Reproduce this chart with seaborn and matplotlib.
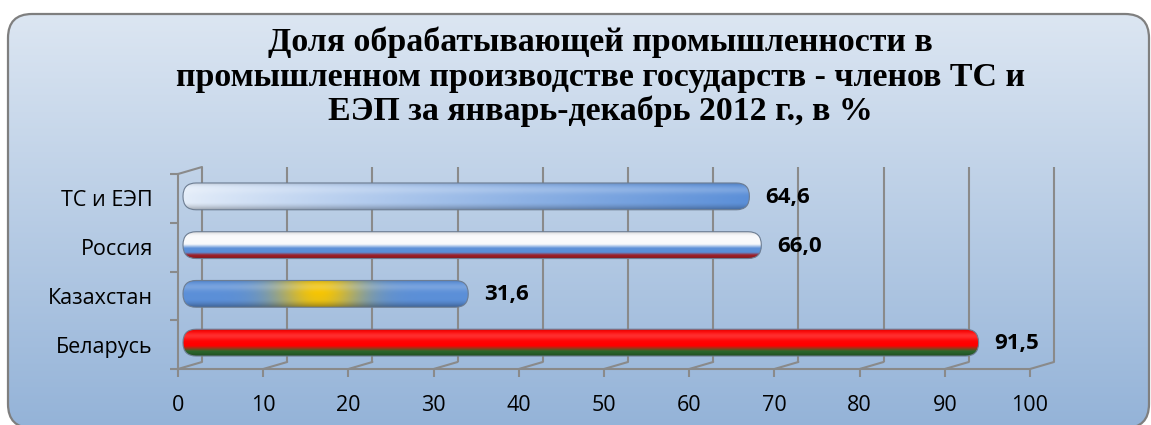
import numpy as np
import matplotlib
matplotlib.use("Agg")
import matplotlib.pyplot as plt
import seaborn as sns
import pandas as pd
from matplotlib.patches import FancyBboxPatch
from matplotlib.colors import to_rgb
from matplotlib.transforms import IdentityTransform

# data
categories = ["ТС и ЕЭП", "Россия", "Казахстан", "Беларусь"]
shares = [64.6, 66.0, 31.6, 91.5]
bar_kinds = ["union", "russia", "kazakhstan", "belarus"]
x_ticks = [0, 10, 20, 30, 40, 50, 60, 70, 80, 90, 100]
title_lines = ["Доля обрабатывающей промышленности в",
               "промышленном производстве государств - членов ТС и",
               "ЕЭП за январь-декабрь 2012 г., в %"]

W, H, DPI = 1151, 425, 100
GRAY = "#8a8a8a"

sns.set_theme(style="white")
plt.rcParams["font.family"] = ["Open Sans", "DejaVu Sans"]
plt.rcParams["text.color"] = "black"

fig = plt.figure(figsize=(W / DPI, H / DPI), dpi=DPI)
fig.patch.set_facecolor("white")

# background panel (pixel coords): rounded frame + vertical gradient
fx, fw, fh = 8, 1141, 414
fy = H - 14 - fh
frame = FancyBboxPatch((fx, fy), fw, fh,
                       boxstyle="round,pad=0,rounding_size=24",
                       transform=IdentityTransform(),
                       fc="none", ec="#7f7f7f", lw=1.6, zorder=-1)
fig.add_artist(frame)
g = np.linspace(0, 1, fh)[:, None, None]
c_top = np.array(to_rgb("#dce6f2"))
c_bot = np.array(to_rgb("#94b3d8"))
bg_img = np.broadcast_to(c_top + (c_bot - c_top) * g, (fh, fw, 3)).copy()
im = fig.figimage(bg_img, xo=fx, yo=fy, origin="upper", zorder=-2)
im.set_clip_path(frame)

# plot area
ax = fig.add_axes([178 / W, 1 - 369 / H, 852 / W, 195 / H])
ax.patch.set_alpha(0)
df = pd.DataFrame({"cat": categories, "val": shares})
sns.barplot(data=df, x="val", y="cat", orient="h", width=0.55, ax=ax)
ax.set_xlim(0, 100)
ax.set_ylim(3.5, -0.5)
ax.set_xlabel("")
ax.set_ylabel("")

pxx = ax.bbox.width / 100.0
pxy = ax.bbox.height / 4.0

# 3d-ish walls: back gridlines shifted right/up
dxb, dyb = 24 / pxx, 7 / pxy
for v in x_ticks:
    ax.plot([v + dxb, v + dxb], [3.5 - dyb, -0.5 - dyb], color=GRAY, lw=1.5,
            zorder=0.5, clip_on=False, solid_capstyle="butt")
    ax.plot([v, v + dxb], [3.5, 3.5 - dyb], color=GRAY, lw=1.5,
            zorder=0.5, clip_on=False)
ax.plot([0, dxb], [-0.5, -0.5 - dyb], color=GRAY, lw=1.5, zorder=0.5, clip_on=False)

for side in ["top", "right"]:
    ax.spines[side].set_visible(False)
for side in ["left", "bottom"]:
    ax.spines[side].set_color(GRAY)
    ax.spines[side].set_linewidth(1.5)

ax.set_xticks(x_ticks)
ax.tick_params(axis="x", direction="out", length=6, width=1.5, color=GRAY,
               labelsize=15.5, pad=13, labelcolor="black", bottom=True)
ax.set_yticks(np.arange(-0.5, 4, 1), minor=True)
ax.tick_params(axis="y", which="minor", direction="out", length=6, width=1.5,
               color=GRAY, left=True)
ax.tick_params(axis="y", which="major", length=0, pad=18, labelsize=15.5,
               labelcolor="black")


def smooth_step(t, a, b):
    return np.clip((t - a) / (b - a), 0, 1)


def bar_colors(kind, x_start, width, n=80, m=400):
    t = np.linspace(0, 1, n)[:, None]
    s = np.linspace(x_start, x_start + width, m)[None, :]
    blue = np.array(to_rgb("#5b8fd8"))
    if kind == "union":
        light = np.array(to_rgb("#e4edf9"))
        k = np.clip((s - x_start) / width, 0, 1) ** 0.9
        rgb = light + (blue - light) * k[..., None]
        rgb = np.broadcast_to(rgb, (n, m, 3)).copy()
    elif kind == "russia":
        white = np.array(to_rgb("#f8f9fb"))
        red = np.array(to_rgb("#b3232b"))
        k1 = smooth_step(t, 0.45, 0.6)[..., None]
        k2 = smooth_step(t, 0.76, 0.86)[..., None]
        rgb = white * (1 - k1) + blue * k1
        rgb = rgb * (1 - k2) + red * k2
        rgb = np.broadcast_to(rgb, (n, m, 3)).copy()
    elif kind == "kazakhstan":
        yellow = np.array(to_rgb("#f7c500"))
        wgt = np.exp(-((s - 16.5) / 5.0) ** 2) * (1 - 0.25 * np.abs(t - 0.45))
        rgb = blue * (1 - wgt[..., None]) + yellow * wgt[..., None]
    else:
        red = np.array(to_rgb("#ff0000"))
        green = np.array(to_rgb("#2f6e30"))
        k = smooth_step(t, 0.62, 0.82)[..., None]
        rgb = red * (1 - k) + green * k
        rgb = np.broadcast_to(rgb, (n, m, 3)).copy()
    # soft cylinder shading
    dark = 1 - 0.3 * smooth_step(t, 0.72, 1.0) ** 1.5 - 0.1 * np.exp(-(t / 0.08) ** 2)
    rgb = rgb * dark[..., None]
    hi = 0.18 * np.exp(-((t - 0.25) / 0.14) ** 2)
    rgb = rgb + (1 - rgb) * hi[..., None]
    return np.clip(rgb, 0, 1)


# bars sit half-way into the 3d depth, with round end caps
shift_x, shift_y, cap = 13 / pxx, 2 / pxy, 8 / pxx
aspect = pxx / pxy
for patch, kind, val in zip(ax.patches, bar_kinds, shares):
    x0 = patch.get_x() + shift_x - cap
    y0 = patch.get_y() - shift_y
    w, h = patch.get_width() + 2 * cap, patch.get_height()
    patch.set_visible(False)
    r = 0.49 * h / aspect
    shape = FancyBboxPatch((x0, y0), w, h,
                           boxstyle=f"round,pad=0,rounding_size={r}",
                           mutation_aspect=aspect, fc="none",
                           ec="#6d7d92", lw=0.8, zorder=3)
    ax.add_patch(shape)
    bimg = ax.imshow(bar_colors(kind, x0, w), extent=(x0, x0 + w, y0 + h, y0),
                     aspect="auto", zorder=2.5, interpolation="bilinear")
    bimg.set_clip_path(shape)
    label = f"{val:.1f}".replace(".", ",")
    ax.annotate(label, xy=(val, y0 + h / 2), xytext=(37, -1),
                textcoords="offset pixels", ha="left", va="center",
                fontsize=16, fontweight="bold", color="black")

ax.set_xlim(0, 100)
ax.set_ylim(3.5, -0.5)

for line, base_y in zip(title_lines, [51, 86, 120]):
    fig.text(600 / W, 1 - base_y / H, line, ha="center", va="baseline",
             fontsize=24.4, fontweight="bold", color="black",
             family=["Liberation Serif", "DejaVu Serif"])

fig.savefig("out.png", dpi=DPI)
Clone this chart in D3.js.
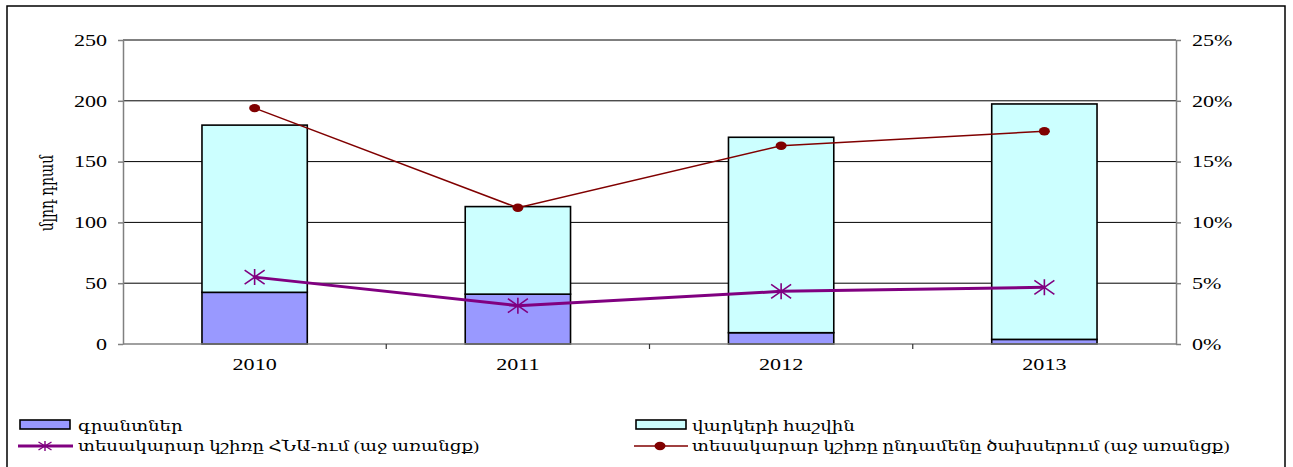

*The exercise*.
From the first line of the material down to the line containing "за январь-декабрь 2012", inclusive, return each line exactly, skipping any picture.

*The response*.
Reproduce this chart with seaborn and matplotlib.
import numpy as np
import matplotlib
matplotlib.use("Agg")
import matplotlib.pyplot as plt
import seaborn as sns
import pandas as pd
from matplotlib.patches import FancyBboxPatch
from matplotlib.colors import to_rgb
from matplotlib.transforms import IdentityTransform

# data
categories = ["ТС и ЕЭП", "Россия", "Казахстан", "Беларусь"]
shares = [64.6, 66.0, 31.6, 91.5]
bar_kinds = ["union", "russia", "kazakhstan", "belarus"]
x_ticks = [0, 10, 20, 30, 40, 50, 60, 70, 80, 90, 100]
title_lines = ["Доля обрабатывающей промышленности в",
               "промышленном производстве государств - членов ТС и",
               "ЕЭП за январь-декабрь 2012 г., в %"]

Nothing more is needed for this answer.